● WRITTEN PROBLEM
Retype the run of lines that opens with the line containing "Emit a LaTeX" and closes with the line containing "(tS) at (148.8,129.2)", exactly and inclusively, but skip the pictures.
---------- ENTRIES PROVIDED
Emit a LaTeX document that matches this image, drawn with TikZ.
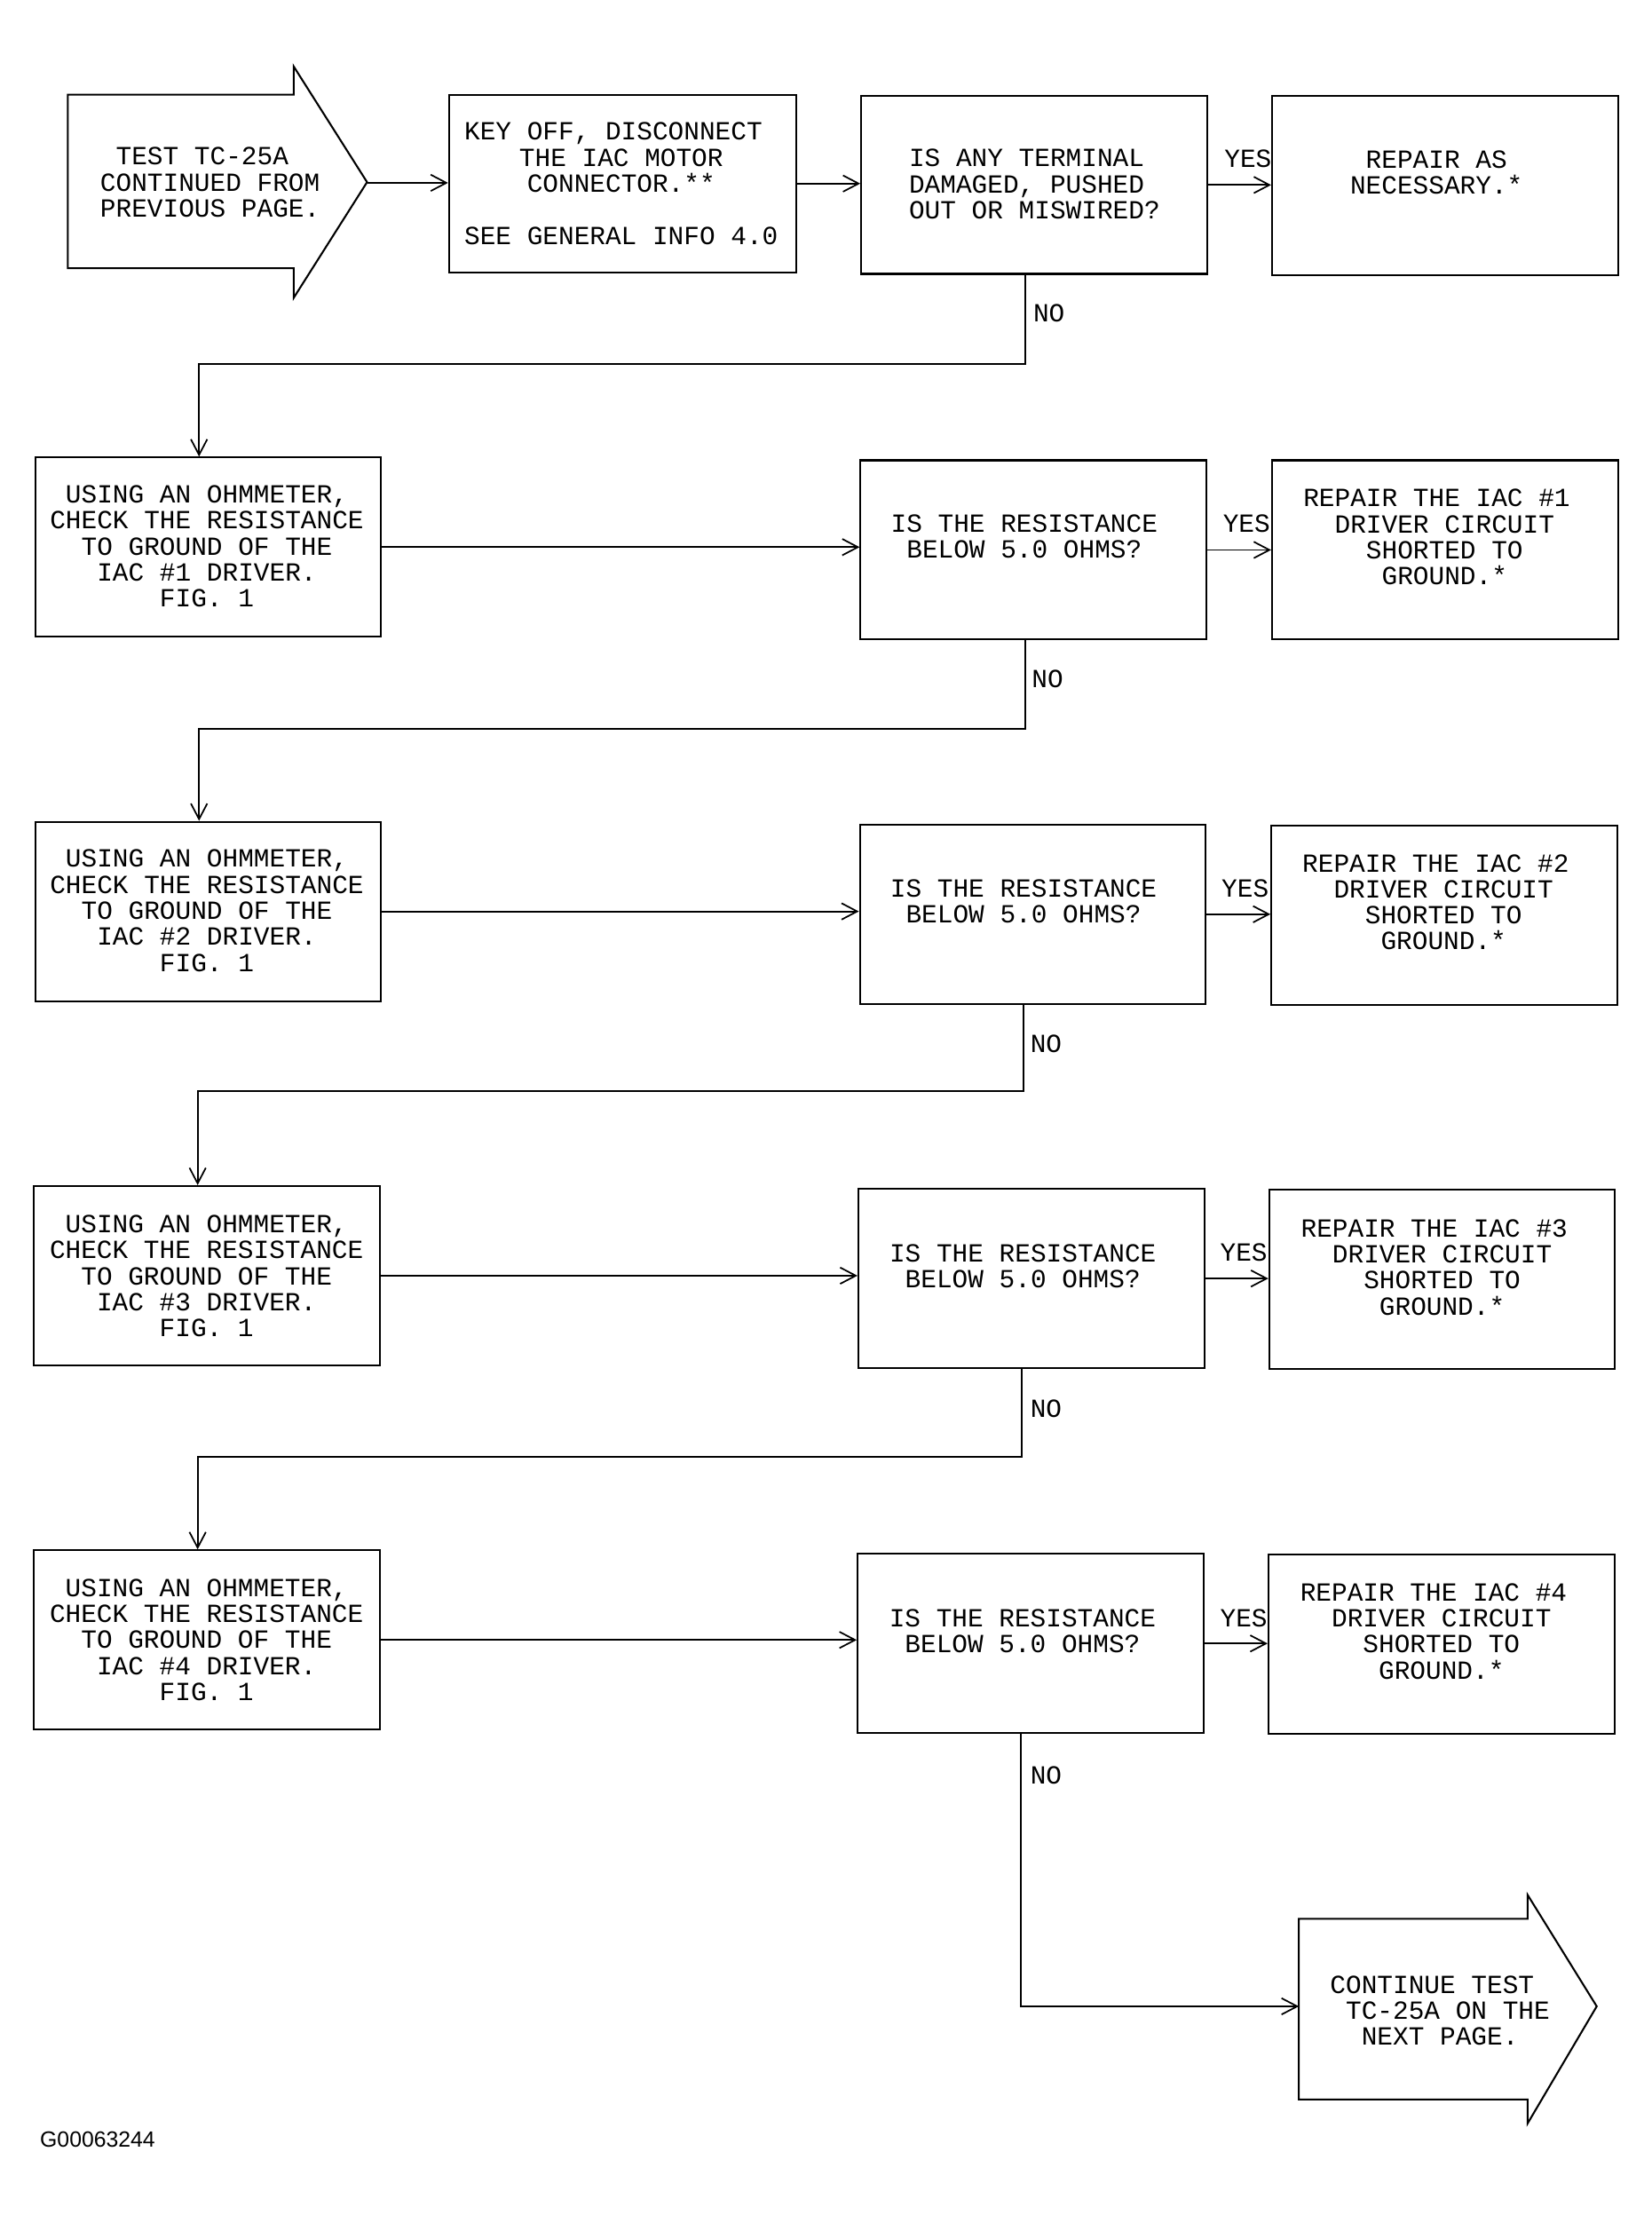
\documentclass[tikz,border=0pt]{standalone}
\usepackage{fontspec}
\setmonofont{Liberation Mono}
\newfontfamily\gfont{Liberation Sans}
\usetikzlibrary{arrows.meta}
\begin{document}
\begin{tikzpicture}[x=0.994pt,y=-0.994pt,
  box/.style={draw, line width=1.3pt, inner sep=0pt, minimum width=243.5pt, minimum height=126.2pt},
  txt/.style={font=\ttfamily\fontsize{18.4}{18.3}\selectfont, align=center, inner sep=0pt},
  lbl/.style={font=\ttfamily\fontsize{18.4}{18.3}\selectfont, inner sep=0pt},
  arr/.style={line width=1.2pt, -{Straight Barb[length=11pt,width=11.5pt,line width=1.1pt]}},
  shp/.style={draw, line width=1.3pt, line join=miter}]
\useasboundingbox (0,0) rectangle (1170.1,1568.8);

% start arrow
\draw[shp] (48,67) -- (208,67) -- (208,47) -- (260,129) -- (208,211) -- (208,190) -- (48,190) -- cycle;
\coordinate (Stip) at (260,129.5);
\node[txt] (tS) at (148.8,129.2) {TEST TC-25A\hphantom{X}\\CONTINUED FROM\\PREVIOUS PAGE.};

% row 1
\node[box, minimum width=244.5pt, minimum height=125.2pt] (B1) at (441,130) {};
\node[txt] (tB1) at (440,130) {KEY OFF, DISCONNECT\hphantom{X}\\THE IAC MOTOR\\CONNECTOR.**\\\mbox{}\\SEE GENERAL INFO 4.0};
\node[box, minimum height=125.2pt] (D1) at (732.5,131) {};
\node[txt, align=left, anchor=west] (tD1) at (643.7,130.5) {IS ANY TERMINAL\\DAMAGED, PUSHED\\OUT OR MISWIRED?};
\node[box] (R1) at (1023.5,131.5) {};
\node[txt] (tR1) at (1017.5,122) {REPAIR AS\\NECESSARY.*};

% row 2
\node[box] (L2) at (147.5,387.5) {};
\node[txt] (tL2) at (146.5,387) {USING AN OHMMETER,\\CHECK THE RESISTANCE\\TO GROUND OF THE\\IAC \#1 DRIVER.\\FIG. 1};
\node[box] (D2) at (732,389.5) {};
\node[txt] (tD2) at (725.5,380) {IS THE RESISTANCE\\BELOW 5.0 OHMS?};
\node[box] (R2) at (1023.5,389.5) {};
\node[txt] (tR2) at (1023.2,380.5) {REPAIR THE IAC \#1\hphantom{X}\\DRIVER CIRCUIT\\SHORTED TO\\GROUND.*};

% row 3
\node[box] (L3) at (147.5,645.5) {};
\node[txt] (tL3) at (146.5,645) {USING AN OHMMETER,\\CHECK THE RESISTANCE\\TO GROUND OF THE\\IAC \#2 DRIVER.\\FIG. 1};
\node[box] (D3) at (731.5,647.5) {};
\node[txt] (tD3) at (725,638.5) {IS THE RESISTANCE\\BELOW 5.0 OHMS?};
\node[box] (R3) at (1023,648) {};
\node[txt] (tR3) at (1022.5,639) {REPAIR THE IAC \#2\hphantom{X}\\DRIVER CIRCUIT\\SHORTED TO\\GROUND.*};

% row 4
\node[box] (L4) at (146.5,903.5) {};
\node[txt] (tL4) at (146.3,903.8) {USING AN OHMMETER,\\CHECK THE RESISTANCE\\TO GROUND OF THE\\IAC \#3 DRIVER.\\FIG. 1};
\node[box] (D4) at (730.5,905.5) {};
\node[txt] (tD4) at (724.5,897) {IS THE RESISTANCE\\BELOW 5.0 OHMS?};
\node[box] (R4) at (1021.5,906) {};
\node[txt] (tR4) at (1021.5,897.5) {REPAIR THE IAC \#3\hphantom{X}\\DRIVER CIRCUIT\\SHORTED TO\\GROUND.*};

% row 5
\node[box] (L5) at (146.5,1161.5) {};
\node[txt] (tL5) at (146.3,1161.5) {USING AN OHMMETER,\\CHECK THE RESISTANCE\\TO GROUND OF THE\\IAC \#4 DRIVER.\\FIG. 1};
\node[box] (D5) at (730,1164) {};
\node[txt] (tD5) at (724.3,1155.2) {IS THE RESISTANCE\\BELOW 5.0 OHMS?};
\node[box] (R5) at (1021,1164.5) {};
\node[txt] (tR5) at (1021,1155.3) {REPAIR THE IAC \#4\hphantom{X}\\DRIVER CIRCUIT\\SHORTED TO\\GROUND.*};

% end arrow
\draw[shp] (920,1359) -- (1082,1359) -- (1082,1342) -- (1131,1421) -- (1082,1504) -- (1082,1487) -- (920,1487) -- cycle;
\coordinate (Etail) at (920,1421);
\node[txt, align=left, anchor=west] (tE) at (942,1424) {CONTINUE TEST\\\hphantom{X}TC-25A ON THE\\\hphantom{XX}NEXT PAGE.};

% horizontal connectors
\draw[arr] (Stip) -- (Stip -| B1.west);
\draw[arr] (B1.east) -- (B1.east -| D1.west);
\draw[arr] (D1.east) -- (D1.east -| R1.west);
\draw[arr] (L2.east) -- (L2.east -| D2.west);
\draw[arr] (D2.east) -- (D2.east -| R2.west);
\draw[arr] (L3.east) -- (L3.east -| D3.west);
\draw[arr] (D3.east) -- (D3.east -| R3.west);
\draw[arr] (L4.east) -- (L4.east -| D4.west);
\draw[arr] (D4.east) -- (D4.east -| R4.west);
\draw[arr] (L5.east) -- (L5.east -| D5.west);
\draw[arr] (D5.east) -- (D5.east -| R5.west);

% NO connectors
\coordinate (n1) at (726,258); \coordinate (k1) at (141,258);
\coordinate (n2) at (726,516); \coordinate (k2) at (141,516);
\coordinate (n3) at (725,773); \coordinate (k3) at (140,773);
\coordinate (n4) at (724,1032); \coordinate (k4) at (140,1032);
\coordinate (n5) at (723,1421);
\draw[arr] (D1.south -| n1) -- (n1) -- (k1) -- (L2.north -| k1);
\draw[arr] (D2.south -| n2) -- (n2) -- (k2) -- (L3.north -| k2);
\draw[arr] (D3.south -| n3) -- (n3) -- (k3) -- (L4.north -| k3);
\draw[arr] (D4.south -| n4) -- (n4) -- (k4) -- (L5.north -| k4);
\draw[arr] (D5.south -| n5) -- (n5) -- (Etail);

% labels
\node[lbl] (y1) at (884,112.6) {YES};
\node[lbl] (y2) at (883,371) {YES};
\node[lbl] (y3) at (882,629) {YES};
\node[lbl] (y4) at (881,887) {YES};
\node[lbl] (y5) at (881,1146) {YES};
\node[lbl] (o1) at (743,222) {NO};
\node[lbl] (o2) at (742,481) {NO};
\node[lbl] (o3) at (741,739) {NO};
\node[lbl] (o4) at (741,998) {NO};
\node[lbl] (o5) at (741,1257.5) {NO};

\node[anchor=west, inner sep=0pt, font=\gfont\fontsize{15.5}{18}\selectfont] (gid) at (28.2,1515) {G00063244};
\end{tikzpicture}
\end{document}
--------------------
---------- ENTRIES PROVIDED
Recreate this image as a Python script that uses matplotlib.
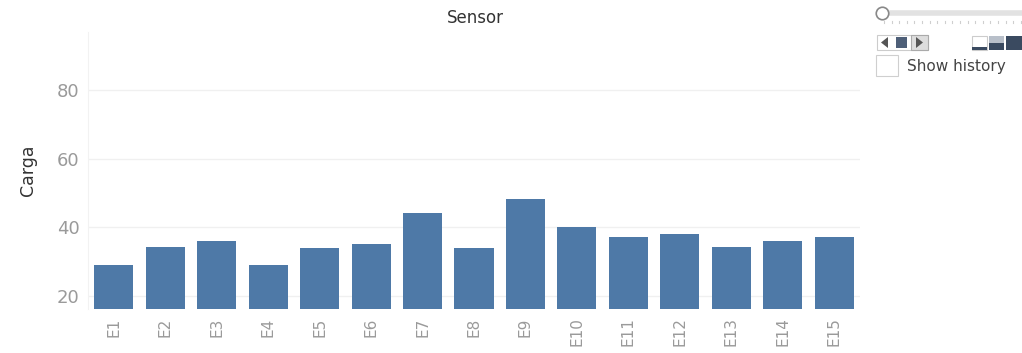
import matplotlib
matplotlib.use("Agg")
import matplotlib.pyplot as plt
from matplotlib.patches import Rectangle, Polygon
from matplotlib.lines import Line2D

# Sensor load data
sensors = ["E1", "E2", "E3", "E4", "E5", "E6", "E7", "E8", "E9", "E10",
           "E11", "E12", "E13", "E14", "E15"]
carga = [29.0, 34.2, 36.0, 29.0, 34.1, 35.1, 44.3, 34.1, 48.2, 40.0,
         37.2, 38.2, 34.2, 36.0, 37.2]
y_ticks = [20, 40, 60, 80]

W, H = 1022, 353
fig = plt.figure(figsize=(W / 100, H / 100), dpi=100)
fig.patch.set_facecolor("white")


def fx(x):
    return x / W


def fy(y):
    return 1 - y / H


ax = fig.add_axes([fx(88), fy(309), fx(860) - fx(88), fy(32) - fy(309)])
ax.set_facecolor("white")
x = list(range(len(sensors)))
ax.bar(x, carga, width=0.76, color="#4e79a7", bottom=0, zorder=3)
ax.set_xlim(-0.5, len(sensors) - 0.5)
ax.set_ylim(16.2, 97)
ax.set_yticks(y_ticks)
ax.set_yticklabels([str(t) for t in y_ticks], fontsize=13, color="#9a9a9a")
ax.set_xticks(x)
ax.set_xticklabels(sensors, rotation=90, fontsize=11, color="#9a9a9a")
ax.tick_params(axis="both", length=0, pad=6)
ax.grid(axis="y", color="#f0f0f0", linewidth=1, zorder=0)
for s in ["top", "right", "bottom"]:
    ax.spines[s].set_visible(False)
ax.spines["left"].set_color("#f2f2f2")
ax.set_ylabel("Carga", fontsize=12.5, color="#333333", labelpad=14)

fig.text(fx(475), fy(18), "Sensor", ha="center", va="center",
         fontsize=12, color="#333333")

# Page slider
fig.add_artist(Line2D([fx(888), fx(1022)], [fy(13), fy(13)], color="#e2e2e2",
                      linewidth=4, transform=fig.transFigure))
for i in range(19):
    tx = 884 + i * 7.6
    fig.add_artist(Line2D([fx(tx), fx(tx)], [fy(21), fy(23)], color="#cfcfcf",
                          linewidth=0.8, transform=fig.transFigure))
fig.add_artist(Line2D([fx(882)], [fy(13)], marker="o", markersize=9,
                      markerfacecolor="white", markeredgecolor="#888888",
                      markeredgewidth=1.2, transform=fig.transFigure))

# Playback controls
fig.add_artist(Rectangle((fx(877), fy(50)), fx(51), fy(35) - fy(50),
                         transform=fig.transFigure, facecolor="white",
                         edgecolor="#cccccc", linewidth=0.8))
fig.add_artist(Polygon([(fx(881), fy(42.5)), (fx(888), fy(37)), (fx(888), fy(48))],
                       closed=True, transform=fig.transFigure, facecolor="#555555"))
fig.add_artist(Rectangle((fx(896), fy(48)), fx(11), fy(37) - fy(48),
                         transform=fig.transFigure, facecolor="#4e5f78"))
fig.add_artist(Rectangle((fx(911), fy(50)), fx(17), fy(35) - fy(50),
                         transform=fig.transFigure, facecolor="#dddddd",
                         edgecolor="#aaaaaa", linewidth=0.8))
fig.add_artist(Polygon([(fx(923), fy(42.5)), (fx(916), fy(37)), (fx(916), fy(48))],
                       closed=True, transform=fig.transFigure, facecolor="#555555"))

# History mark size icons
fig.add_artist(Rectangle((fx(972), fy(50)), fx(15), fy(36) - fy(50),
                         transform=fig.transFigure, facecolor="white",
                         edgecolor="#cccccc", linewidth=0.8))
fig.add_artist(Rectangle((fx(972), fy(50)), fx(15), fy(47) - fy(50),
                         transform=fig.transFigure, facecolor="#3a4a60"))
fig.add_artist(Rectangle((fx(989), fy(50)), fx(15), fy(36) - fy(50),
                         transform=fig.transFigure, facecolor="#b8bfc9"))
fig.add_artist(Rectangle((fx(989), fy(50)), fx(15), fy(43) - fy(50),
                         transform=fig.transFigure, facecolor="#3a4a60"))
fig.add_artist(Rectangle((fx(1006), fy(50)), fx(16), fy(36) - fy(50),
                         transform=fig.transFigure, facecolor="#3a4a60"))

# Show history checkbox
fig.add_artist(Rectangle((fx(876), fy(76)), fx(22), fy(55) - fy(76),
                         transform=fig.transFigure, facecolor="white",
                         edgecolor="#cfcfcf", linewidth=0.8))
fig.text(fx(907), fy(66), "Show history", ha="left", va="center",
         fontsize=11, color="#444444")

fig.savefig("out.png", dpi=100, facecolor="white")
--------------------
---------- ENTRIES PROVIDED
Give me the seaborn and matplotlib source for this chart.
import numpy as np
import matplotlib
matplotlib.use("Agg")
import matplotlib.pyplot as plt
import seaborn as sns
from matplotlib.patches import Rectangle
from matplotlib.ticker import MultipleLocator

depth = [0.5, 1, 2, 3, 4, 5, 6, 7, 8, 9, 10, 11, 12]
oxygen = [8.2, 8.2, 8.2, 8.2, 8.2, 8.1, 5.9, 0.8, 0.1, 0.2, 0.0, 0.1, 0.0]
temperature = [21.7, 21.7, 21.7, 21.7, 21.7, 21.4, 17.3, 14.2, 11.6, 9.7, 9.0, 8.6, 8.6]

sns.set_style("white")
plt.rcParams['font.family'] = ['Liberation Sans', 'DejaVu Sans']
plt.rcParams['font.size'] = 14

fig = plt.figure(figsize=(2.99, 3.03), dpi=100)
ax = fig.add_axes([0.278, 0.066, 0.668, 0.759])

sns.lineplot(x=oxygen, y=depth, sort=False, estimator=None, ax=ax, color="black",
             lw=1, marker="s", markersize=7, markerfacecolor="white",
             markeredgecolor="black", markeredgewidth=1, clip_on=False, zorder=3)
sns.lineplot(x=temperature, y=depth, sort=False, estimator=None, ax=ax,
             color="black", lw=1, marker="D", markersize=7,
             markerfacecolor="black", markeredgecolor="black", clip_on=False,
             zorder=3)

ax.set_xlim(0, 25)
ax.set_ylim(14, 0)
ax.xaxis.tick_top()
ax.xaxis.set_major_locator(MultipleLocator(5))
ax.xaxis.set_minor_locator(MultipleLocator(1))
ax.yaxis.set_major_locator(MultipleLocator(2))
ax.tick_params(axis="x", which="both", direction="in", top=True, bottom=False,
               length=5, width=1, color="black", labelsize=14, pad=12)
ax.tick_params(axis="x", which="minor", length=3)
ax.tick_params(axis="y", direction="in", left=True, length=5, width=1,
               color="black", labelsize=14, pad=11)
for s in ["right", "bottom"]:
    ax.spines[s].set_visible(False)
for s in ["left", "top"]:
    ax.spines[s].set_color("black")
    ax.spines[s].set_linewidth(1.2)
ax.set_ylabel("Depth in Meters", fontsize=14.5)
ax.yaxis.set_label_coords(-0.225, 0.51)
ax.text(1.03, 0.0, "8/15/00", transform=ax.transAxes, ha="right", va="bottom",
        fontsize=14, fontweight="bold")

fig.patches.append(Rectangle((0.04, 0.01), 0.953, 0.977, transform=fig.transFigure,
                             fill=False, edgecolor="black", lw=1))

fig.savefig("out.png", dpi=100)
--------------------
● ANSWER IN FULL
Emit a LaTeX document that matches this image, drawn with TikZ.
\documentclass[tikz,border=0pt]{standalone}
\usepackage{fontspec}
\setmonofont{Liberation Mono}
\newfontfamily\gfont{Liberation Sans}
\usetikzlibrary{arrows.meta}
\begin{document}
\begin{tikzpicture}[x=0.994pt,y=-0.994pt,
  box/.style={draw, line width=1.3pt, inner sep=0pt, minimum width=243.5pt, minimum height=126.2pt},
  txt/.style={font=\ttfamily\fontsize{18.4}{18.3}\selectfont, align=center, inner sep=0pt},
  lbl/.style={font=\ttfamily\fontsize{18.4}{18.3}\selectfont, inner sep=0pt},
  arr/.style={line width=1.2pt, -{Straight Barb[length=11pt,width=11.5pt,line width=1.1pt]}},
  shp/.style={draw, line width=1.3pt, line join=miter}]
\useasboundingbox (0,0) rectangle (1170.1,1568.8);

% start arrow
\draw[shp] (48,67) -- (208,67) -- (208,47) -- (260,129) -- (208,211) -- (208,190) -- (48,190) -- cycle;
\coordinate (Stip) at (260,129.5);
\node[txt] (tS) at (148.8,129.2) {TEST TC-25A\hphantom{X}\\CONTINUED FROM\\PREVIOUS PAGE.};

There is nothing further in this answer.